It’s never too late to follow a dream

Joleene DesRosiers

Mary Randazzo is an artist. She can paint with the best of them, creating images that pour from her soul onto the canvas with great ease. But she hasn’t always been an artist.

Just about 25 years ago, Mary was driving through a great canyon in California when she passed a giant, majestic tree. It stood old and withered against the rising sun, but Mary saw its beauty, nonetheless. She decided she was going to take a picture of the tree – and then paint it. She had never, ever painted before. It was something she always wanted to try but never did. A camera lay ready, next to her on the passenger’s seat

“I’ll take a picture of it on my way back through the canyon,” she thought.

And she continued on her way to run some errands, fill her gas tank and visit a friend. Several hours later she was driving back through the canyon, the old withered tree on her mind. As she reached the peak of the hill that would bring her down to where the tree stood, she blinked twice into the now setting sun, disbelieving what she was seeing. The tree, which she admired just hours before, was lying on its side in the brush, with several workmen around it. It had been cut down. Mary pulled over on the side of the road with her jaw dropped. Tears filled her eyes as she watched the men pull at the limbs that once stretched out so graciously. Once again, she thought, she was a day late and a dollar short.

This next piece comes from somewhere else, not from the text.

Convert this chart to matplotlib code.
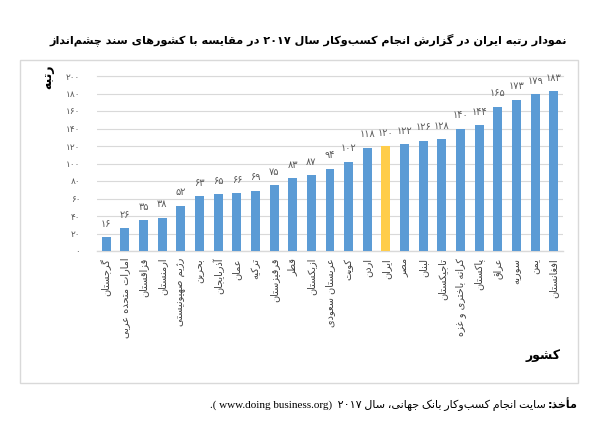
import re
import matplotlib
matplotlib.use("Agg")
import matplotlib.pyplot as plt
from matplotlib.patches import Rectangle

# data
countries = ["گرجستان", "امارات متحده عربی", "قزاقستان", "ارمنستان", "رژیم صهیونیستی",
             "بحرین", "آذربایجان", "عمان", "ترکیه", "قرقیزستان", "قطر", "ازبکستان",
             "عربستان سعودی", "کویت", "اردن", "ایران", "مصر", "لبنان", "تاجیکستان",
             "کرانه باختری و غزه", "پاکستان", "عراق", "سوریه", "یمن", "افغانستان"]
ranks = [16, 26, 35, 38, 52, 63, 65, 66, 69, 75, 83, 87, 94, 102, 118, 120,
         122, 126, 128, 140, 144, 165, 173, 179, 183]
highlight = "ایران"
yticks = list(range(0, 201, 20))

title = "نمودار رتبه ایران در گزارش انجام کسب\u200cوکار سال ۲۰۱۷ در مقایسه با کشورهای سند چشم\u200cانداز"
ylabel = "رتبه"
xlabel = "کشور"
source_head = "مأخذ:"
source_body = "سایت انجام کسب\u200cوکار بانک جهانی، سال"
source_year = "۲۰۱۷"
source_url = ".( www.doing business.org)"

# presentation forms: isolated, final, initial, medial
FORMS = {
    "ا": ("\uFE8D", "\uFE8E", None, None), "آ": ("\uFE81", "\uFE82", None, None),
    "أ": ("\uFE83", "\uFE84", None, None),
    "ب": ("\uFE8F", "\uFE90", "\uFE91", "\uFE92"), "ت": ("\uFE95", "\uFE96", "\uFE97", "\uFE98"),
    "ث": ("\uFE99", "\uFE9A", "\uFE9B", "\uFE9C"), "ج": ("\uFE9D", "\uFE9E", "\uFE9F", "\uFEA0"),
    "ح": ("\uFEA1", "\uFEA2", "\uFEA3", "\uFEA4"), "خ": ("\uFEA5", "\uFEA6", "\uFEA7", "\uFEA8"),
    "د": ("\uFEA9", "\uFEAA", None, None), "ذ": ("\uFEAB", "\uFEAC", None, None),
    "ر": ("\uFEAD", "\uFEAE", None, None), "ز": ("\uFEAF", "\uFEB0", None, None),
    "ژ": ("\uFB8A", "\uFB8B", None, None), "و": ("\uFEED", "\uFEEE", None, None),
    "س": ("\uFEB1", "\uFEB2", "\uFEB3", "\uFEB4"), "ش": ("\uFEB5", "\uFEB6", "\uFEB7", "\uFEB8"),
    "ص": ("\uFEB9", "\uFEBA", "\uFEBB", "\uFEBC"), "ض": ("\uFEBD", "\uFEBE", "\uFEBF", "\uFEC0"),
    "ط": ("\uFEC1", "\uFEC2", "\uFEC3", "\uFEC4"), "ظ": ("\uFEC5", "\uFEC6", "\uFEC7", "\uFEC8"),
    "ع": ("\uFEC9", "\uFECA", "\uFECB", "\uFECC"), "غ": ("\uFECD", "\uFECE", "\uFECF", "\uFED0"),
    "ف": ("\uFED1", "\uFED2", "\uFED3", "\uFED4"), "ق": ("\uFED5", "\uFED6", "\uFED7", "\uFED8"),
    "ل": ("\uFEDD", "\uFEDE", "\uFEDF", "\uFEE0"), "م": ("\uFEE1", "\uFEE2", "\uFEE3", "\uFEE4"),
    "ن": ("\uFEE5", "\uFEE6", "\uFEE7", "\uFEE8"), "ه": ("\uFEE9", "\uFEEA", "\uFEEB", "\uFEEC"),
    "ی": ("\uFBFC", "\uFBFD", "\uFBFE", "\uFBFF"), "پ": ("\uFB56", "\uFB57", "\uFB58", "\uFB59"),
    "چ": ("\uFB7A", "\uFB7B", "\uFB7C", "\uFB7D"), "ک": ("\uFB8E", "\uFB8F", "\uFB90", "\uFB91"),
    "گ": ("\uFB92", "\uFB93", "\uFB94", "\uFB95"),
}


def fa(s):
    # join letters, then put them in display order (digits stay left to right)
    out = []
    for i, c in enumerate(s):
        if c not in FORMS:
            out.append(c)
            continue
        prev = s[i - 1] if i > 0 else ""
        nxt = s[i + 1] if i + 1 < len(s) else ""
        jp = prev in FORMS and FORMS[prev][2] is not None
        jn = nxt in FORMS and FORMS[c][2] is not None
        iso, fin, ini, med = FORMS[c]
        out.append(med if jp and jn else fin if jp else ini if jn else iso)
    vis = "".join(out).replace("\u200c", "")[::-1]
    return re.sub(r"[0-9۰-۹]+", lambda m: m.group()[::-1], vis)


def fa_num(n):
    return str(n).translate(str.maketrans("0123456789", "۰۱۲۳۴۵۶۷۸۹"))


W, H = 604, 421
fig = plt.figure(figsize=(W / 100, H / 100), dpi=100)
fig.patches.append(Rectangle((20 / W, 1 - 383 / H), 558 / W, 323 / H, transform=fig.transFigure,
                             fill=False, edgecolor="#d9d9d9", linewidth=1))

ax = fig.add_axes([97 / W, 170 / H, 466 / W, 175 / H])
x = list(range(len(countries)))
colors = ["#ffcd4a" if c == highlight else "#5b9bd5" for c in countries]
ax.bar(x, ranks, width=0.48, color=colors, zorder=3)

for i, v in enumerate(ranks):
    ax.annotate(fa_num(v), (i, v), xytext=(0, 6), textcoords="offset points",
                ha="center", va="bottom", fontsize=7, color="#595959")

ax.set_xlim(-0.5, len(countries) - 0.5)
ax.set_ylim(0, 200)
ax.set_yticks(yticks)
ax.set_yticklabels([fa_num(t) for t in yticks], fontsize=6.5, color="#595959")
ax.set_xticks(x)
ax.set_xticklabels([fa(c) for c in countries], rotation=90, fontsize=7, color="#404040",
                   va="top", ha="center")
ax.tick_params(axis="both", length=0)
ax.tick_params(axis="y", pad=12)
ax.tick_params(axis="x", pad=5)
ax.grid(axis="y", color="#d9d9d9", linewidth=0.8, zorder=0)
for s in ax.spines.values():
    s.set_visible(False)
ax.axhline(0, color="#d9d9d9", linewidth=1, zorder=2, clip_on=False)
ax.axhline(200, color="#d9d9d9", linewidth=0.8, zorder=0, clip_on=False)

fig.text(308 / W, 1 - 40 / H, fa(title), ha="center", va="center",
         fontsize=8.1, fontweight="bold")
fig.text(48 / W, 1 - 77 / H, fa(ylabel), ha="center", va="center", rotation=90,
         fontsize=9, fontweight="bold")
fig.text(543 / W, 1 - 355 / H, fa(xlabel), ha="center", va="center",
         fontsize=9, fontweight="bold")

head = fig.text(578 / W, 1 - 405 / H, fa(source_head), ha="right", va="center",
                fontsize=8, fontweight="bold")
plt.annotate(source_url + "  " + source_year + " " + fa(source_body) + " ",
             xy=(0, 0), xycoords=head, ha="right", va="bottom", fontsize=8,
             family=["Liberation Serif", "DejaVu Sans"])

fig.savefig("out.png", dpi=100)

Mary Randazzo and one of her paintings.

“It was the same thing I experienced time and time again: Missing out on something because I didn’t act. And here I was, on the side of the road, watching these men cut up this tree, which I learned later was roughly 300 years old, and I didn’t take the time to stop and snap a photo of it.”

At that moment, Mary decided she wasn’t going to wait any longer to paint. She pulled back out into the road and drove straight to an art store where she bought brushes, paint and canvass.

Mrs. Randazzo was 40 years old when she finally decided to follow a deep-seeded passion. Today she is 64 – and she just won her first two awards for her work, which are prominently displayed at a museum in Clayton.

There may be times you’ve missed out on something because life has you running and running and running. And because you keep running, you miss out on the greatest things sometimes. But if you slow down, just a little bit, you may see something that you didn’t see before. So slow down, just a little bit.

Having said that, when will you go buy your brushes and canvas?